[BEGIN]
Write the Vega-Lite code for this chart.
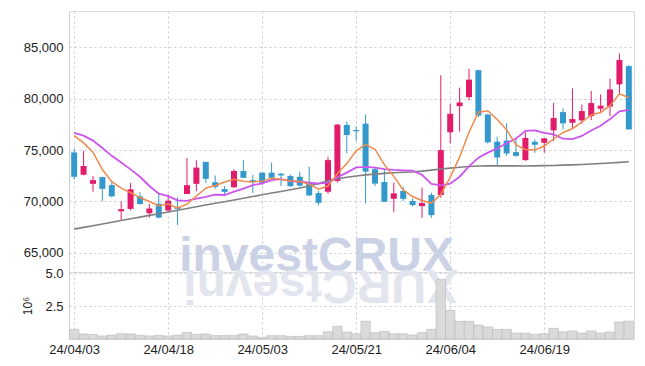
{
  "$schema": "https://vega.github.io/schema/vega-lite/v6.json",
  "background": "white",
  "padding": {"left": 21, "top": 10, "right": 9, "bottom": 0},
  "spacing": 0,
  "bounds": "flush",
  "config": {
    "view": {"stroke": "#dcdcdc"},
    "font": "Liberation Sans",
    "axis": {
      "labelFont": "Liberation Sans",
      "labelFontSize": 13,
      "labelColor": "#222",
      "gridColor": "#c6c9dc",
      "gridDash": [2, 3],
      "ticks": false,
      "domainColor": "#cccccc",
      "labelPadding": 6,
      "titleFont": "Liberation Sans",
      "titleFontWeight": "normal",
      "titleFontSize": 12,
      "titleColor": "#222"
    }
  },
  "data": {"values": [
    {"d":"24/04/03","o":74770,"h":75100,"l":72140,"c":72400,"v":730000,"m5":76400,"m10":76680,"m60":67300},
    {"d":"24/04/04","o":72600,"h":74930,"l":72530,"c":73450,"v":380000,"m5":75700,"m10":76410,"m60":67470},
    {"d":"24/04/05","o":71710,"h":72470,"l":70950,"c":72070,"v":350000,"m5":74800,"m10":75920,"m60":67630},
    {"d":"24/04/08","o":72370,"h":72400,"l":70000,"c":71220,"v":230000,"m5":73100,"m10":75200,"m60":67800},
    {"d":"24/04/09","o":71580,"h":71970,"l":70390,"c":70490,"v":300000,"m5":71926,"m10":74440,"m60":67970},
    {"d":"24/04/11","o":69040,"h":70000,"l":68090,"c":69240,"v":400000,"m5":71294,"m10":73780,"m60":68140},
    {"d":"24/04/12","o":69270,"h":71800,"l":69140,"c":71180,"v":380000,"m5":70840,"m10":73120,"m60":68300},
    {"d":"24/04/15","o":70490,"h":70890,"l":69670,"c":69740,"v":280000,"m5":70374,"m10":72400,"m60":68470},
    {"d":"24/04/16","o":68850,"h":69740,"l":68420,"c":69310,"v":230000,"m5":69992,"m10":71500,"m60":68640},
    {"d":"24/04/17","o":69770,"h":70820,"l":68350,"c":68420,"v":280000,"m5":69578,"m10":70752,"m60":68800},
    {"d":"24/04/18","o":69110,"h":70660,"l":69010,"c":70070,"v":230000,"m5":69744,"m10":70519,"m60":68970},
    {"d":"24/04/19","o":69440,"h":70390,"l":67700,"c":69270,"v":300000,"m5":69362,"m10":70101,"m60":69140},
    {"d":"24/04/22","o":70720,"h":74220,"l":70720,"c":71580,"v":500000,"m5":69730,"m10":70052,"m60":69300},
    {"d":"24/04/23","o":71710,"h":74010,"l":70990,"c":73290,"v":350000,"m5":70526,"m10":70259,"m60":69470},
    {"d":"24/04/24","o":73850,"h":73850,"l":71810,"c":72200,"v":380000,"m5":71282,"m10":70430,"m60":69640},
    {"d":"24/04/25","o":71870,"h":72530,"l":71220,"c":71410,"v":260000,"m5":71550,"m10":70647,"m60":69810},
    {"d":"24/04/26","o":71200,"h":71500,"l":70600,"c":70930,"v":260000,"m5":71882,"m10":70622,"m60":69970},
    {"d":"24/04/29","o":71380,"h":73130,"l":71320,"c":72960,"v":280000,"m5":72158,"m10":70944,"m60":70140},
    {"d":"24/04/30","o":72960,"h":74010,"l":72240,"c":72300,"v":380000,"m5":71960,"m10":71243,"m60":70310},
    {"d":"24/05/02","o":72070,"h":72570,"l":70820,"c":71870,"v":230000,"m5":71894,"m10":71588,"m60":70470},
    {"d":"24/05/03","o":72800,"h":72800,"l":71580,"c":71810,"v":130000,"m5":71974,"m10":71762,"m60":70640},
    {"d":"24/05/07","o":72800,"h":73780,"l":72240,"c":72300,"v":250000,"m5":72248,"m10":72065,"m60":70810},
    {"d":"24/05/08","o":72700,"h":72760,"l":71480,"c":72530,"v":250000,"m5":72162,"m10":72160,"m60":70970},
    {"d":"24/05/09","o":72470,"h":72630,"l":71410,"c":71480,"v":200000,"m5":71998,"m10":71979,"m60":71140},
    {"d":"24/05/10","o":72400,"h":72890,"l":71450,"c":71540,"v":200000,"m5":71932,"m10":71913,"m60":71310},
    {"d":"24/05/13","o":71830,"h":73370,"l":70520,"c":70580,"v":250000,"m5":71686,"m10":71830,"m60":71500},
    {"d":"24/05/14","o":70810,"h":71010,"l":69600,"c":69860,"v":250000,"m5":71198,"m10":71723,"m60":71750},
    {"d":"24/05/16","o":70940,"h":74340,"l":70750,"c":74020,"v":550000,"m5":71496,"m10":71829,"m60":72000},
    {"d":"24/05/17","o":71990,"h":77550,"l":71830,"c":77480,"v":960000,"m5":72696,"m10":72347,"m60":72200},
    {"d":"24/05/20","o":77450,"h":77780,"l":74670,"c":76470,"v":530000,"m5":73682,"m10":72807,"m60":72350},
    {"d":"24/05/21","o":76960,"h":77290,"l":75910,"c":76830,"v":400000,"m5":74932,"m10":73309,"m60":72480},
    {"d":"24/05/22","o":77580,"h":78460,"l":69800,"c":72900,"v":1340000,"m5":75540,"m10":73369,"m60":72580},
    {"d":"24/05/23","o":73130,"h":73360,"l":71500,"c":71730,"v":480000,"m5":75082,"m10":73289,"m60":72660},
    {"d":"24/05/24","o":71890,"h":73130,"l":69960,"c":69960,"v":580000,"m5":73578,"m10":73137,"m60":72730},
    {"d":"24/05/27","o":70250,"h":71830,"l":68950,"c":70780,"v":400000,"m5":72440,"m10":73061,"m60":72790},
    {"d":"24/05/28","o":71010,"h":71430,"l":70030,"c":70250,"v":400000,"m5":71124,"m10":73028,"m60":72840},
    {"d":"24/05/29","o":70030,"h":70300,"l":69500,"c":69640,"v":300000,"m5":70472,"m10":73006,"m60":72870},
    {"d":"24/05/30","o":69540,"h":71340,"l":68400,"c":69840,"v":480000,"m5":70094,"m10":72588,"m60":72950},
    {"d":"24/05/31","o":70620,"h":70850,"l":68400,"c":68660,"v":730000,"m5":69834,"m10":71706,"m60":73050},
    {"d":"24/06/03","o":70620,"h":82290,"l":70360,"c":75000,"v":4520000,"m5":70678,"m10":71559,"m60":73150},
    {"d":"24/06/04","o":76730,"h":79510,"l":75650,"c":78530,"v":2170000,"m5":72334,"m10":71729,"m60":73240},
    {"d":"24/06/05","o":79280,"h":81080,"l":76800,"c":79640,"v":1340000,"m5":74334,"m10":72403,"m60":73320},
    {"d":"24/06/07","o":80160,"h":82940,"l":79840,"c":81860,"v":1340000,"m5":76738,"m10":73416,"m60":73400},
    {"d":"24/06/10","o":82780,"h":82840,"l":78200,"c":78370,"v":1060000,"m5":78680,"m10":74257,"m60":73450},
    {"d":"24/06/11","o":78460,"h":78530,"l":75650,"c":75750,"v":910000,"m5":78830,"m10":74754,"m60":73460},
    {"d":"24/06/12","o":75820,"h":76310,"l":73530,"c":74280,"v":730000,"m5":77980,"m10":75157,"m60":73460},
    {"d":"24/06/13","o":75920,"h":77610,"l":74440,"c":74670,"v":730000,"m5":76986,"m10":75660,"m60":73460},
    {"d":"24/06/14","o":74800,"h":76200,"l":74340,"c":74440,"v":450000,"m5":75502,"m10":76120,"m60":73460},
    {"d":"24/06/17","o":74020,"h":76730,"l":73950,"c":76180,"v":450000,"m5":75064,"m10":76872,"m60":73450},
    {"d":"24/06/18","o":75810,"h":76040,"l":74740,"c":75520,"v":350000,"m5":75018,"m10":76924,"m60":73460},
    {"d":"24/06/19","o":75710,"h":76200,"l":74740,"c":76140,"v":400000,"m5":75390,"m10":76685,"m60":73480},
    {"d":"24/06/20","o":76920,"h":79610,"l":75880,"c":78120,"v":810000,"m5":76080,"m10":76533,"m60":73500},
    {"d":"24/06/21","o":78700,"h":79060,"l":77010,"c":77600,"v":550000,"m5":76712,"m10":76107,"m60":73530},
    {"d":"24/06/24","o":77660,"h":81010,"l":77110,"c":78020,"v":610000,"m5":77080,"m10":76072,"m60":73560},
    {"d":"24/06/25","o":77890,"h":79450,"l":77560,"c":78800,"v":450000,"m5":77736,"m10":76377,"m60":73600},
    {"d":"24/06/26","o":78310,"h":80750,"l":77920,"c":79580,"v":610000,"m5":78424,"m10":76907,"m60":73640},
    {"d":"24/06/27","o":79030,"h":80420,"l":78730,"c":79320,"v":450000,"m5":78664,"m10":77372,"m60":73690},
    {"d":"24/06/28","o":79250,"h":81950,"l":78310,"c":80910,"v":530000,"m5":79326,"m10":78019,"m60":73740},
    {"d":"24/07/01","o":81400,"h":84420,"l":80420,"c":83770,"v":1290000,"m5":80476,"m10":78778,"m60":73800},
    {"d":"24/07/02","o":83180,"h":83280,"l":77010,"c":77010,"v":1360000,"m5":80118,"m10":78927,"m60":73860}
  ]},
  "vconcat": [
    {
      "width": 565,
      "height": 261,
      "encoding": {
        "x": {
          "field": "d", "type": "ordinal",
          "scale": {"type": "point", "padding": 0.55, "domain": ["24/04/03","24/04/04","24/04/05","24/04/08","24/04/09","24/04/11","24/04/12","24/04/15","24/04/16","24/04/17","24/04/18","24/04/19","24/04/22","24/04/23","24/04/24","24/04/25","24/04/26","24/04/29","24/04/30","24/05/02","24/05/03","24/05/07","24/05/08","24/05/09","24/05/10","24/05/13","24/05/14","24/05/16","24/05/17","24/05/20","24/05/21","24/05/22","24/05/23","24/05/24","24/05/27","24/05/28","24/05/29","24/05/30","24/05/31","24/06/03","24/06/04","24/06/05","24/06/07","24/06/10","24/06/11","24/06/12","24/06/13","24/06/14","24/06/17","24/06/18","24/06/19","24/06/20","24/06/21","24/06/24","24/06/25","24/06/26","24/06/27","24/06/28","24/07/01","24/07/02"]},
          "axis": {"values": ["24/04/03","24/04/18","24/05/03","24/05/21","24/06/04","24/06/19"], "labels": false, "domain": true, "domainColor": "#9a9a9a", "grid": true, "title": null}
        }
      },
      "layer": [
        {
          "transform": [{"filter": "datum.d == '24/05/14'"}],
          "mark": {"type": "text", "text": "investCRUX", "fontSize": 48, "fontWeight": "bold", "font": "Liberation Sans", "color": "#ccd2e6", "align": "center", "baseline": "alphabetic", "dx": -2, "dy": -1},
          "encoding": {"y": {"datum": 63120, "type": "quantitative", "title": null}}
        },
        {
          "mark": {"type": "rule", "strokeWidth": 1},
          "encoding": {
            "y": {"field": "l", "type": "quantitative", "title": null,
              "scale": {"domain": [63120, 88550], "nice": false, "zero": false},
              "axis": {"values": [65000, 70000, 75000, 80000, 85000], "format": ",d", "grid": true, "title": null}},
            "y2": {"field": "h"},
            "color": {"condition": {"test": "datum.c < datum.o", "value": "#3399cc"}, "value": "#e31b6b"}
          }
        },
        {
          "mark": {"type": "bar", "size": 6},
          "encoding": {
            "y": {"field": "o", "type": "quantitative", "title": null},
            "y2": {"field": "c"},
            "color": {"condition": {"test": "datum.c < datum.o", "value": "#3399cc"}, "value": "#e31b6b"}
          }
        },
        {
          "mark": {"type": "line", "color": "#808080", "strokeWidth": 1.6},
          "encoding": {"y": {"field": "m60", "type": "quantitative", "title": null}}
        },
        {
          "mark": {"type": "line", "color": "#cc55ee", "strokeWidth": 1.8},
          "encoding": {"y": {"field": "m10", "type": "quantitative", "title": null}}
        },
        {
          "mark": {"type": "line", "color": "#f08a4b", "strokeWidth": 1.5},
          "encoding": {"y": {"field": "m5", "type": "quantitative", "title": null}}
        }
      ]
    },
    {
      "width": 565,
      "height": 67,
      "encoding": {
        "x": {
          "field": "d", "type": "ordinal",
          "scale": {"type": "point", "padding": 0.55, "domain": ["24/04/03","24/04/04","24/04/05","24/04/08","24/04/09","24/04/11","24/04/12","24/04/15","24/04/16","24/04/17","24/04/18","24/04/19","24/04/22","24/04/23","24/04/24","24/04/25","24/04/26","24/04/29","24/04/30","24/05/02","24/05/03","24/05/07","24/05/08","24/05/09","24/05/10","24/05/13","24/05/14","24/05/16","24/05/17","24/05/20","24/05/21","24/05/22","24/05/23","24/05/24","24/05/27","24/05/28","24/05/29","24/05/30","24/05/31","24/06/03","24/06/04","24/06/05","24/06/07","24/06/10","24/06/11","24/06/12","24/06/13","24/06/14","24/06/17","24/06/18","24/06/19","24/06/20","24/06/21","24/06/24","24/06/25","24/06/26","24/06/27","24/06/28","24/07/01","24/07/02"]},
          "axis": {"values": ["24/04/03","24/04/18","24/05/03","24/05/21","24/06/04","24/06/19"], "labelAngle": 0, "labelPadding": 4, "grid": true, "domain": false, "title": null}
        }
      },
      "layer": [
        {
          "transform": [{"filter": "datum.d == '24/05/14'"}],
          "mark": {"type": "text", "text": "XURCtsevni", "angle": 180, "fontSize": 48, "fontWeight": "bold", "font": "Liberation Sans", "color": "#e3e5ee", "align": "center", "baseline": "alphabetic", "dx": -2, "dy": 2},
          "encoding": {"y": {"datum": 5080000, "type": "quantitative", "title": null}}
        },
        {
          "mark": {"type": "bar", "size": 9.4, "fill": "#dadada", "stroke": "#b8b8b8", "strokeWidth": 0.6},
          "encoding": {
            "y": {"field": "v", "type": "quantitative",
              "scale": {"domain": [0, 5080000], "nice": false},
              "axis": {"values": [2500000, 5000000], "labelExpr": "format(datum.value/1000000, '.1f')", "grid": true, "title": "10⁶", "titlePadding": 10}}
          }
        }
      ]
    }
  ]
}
[END]
[BEGIN]
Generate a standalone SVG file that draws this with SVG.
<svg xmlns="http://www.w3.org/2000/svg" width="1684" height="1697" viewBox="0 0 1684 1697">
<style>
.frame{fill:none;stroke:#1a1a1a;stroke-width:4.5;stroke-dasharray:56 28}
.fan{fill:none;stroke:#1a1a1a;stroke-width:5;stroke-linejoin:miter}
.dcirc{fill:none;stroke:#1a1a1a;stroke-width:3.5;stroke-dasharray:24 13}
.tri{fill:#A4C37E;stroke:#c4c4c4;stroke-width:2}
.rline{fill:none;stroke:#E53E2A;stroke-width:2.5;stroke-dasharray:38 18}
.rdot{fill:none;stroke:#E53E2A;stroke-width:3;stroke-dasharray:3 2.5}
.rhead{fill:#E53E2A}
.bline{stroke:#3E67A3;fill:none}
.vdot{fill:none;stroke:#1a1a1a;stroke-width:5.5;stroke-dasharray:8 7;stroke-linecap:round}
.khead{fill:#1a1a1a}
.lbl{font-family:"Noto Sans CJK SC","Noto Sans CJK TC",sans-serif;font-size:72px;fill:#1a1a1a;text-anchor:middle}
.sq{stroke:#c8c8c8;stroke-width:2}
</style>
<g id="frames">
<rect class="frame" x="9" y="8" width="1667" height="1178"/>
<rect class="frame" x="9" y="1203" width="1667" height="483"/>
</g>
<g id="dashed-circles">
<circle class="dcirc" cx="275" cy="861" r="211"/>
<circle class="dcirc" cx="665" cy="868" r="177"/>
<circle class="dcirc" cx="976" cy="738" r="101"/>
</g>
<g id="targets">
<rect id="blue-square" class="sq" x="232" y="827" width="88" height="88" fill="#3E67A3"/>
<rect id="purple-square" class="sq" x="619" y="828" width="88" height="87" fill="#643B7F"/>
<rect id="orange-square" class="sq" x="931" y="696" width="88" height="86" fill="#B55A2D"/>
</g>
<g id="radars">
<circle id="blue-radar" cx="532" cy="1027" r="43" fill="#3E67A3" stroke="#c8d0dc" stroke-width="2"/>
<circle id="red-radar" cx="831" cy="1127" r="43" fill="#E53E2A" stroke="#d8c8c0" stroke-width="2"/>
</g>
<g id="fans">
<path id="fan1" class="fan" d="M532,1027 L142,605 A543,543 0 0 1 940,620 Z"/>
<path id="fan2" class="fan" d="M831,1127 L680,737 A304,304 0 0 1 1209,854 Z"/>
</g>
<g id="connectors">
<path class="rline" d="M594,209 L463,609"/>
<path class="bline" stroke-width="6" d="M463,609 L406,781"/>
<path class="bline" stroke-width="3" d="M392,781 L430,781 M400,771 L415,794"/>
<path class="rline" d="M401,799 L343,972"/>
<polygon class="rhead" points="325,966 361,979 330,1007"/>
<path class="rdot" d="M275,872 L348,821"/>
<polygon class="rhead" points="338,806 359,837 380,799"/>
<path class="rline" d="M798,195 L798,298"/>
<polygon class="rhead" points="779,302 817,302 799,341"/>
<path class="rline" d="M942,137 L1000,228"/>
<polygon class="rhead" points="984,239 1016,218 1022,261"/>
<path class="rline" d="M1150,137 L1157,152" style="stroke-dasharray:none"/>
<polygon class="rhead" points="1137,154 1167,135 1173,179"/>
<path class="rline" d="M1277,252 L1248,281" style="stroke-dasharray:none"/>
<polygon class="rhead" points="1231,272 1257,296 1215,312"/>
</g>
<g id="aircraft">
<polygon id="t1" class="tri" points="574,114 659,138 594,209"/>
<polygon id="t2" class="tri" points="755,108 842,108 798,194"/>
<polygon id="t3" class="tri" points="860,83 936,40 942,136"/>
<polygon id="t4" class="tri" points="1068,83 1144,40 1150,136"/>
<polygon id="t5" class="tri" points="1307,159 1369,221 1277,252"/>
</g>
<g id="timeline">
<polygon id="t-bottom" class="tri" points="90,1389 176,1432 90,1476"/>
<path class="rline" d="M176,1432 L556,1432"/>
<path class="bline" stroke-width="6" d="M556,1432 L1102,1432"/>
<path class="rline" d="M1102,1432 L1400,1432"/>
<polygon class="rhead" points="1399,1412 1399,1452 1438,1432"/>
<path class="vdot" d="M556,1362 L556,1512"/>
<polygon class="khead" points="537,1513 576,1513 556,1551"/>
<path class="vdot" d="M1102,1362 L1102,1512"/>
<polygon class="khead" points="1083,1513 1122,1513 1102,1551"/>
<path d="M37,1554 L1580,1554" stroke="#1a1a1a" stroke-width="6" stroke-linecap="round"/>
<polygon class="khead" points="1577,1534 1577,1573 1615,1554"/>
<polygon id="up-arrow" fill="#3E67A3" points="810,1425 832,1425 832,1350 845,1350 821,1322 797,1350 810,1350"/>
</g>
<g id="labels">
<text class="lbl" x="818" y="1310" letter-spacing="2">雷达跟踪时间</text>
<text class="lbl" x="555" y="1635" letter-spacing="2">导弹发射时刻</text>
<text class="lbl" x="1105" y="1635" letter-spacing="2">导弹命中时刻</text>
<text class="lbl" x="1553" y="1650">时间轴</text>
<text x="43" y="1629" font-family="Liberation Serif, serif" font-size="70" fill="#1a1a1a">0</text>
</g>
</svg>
[END]
[BEGIN]
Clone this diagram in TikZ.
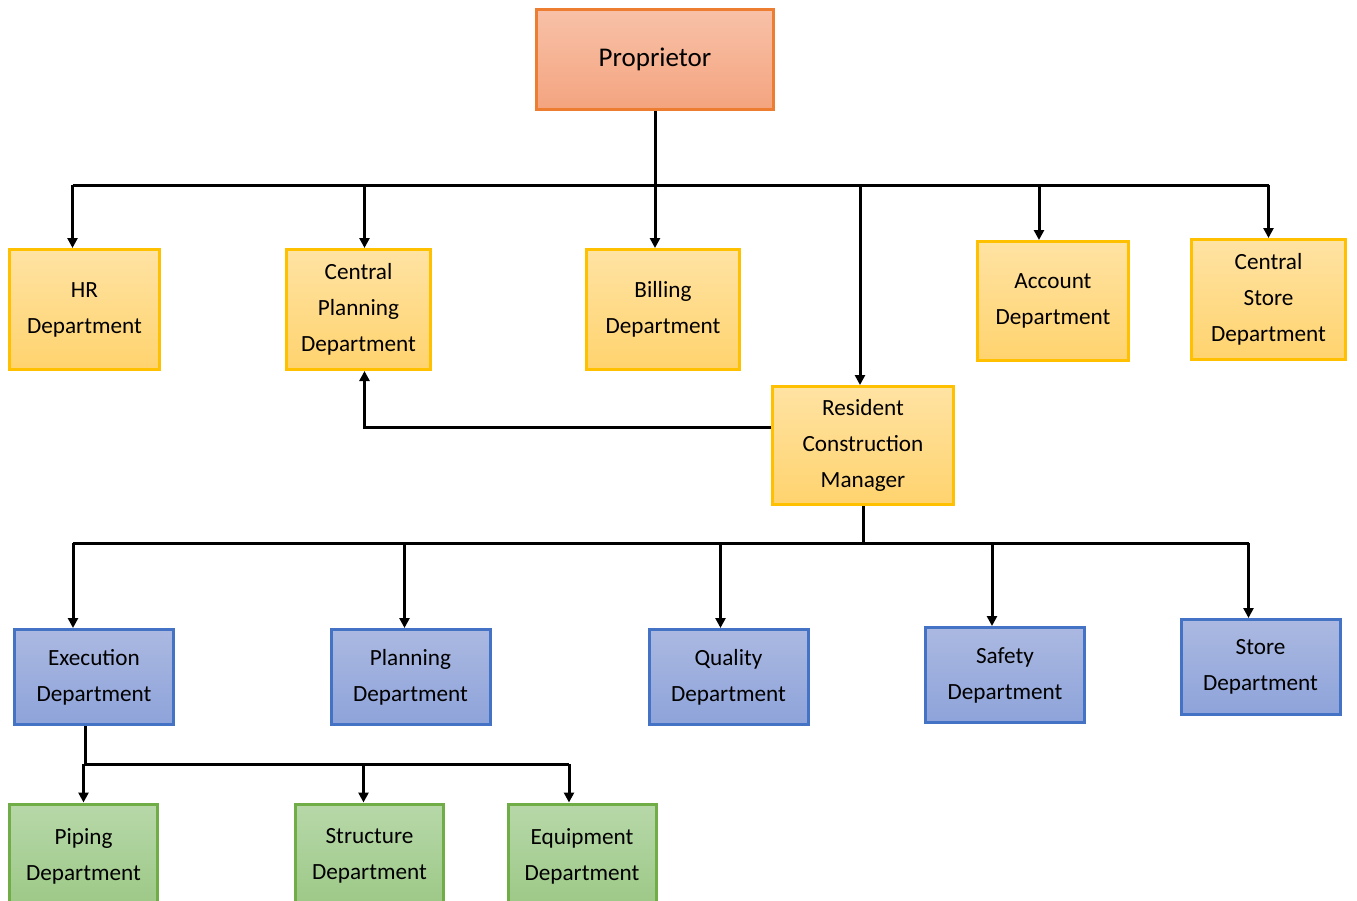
[END]
Copy each line in the data that holds the word "this".

### REPLY TO THE TASK
Write the Vega-Lite code for this chart.
Generate a standalone SVG file that draws this with SVG.
Clone this diagram in TikZ.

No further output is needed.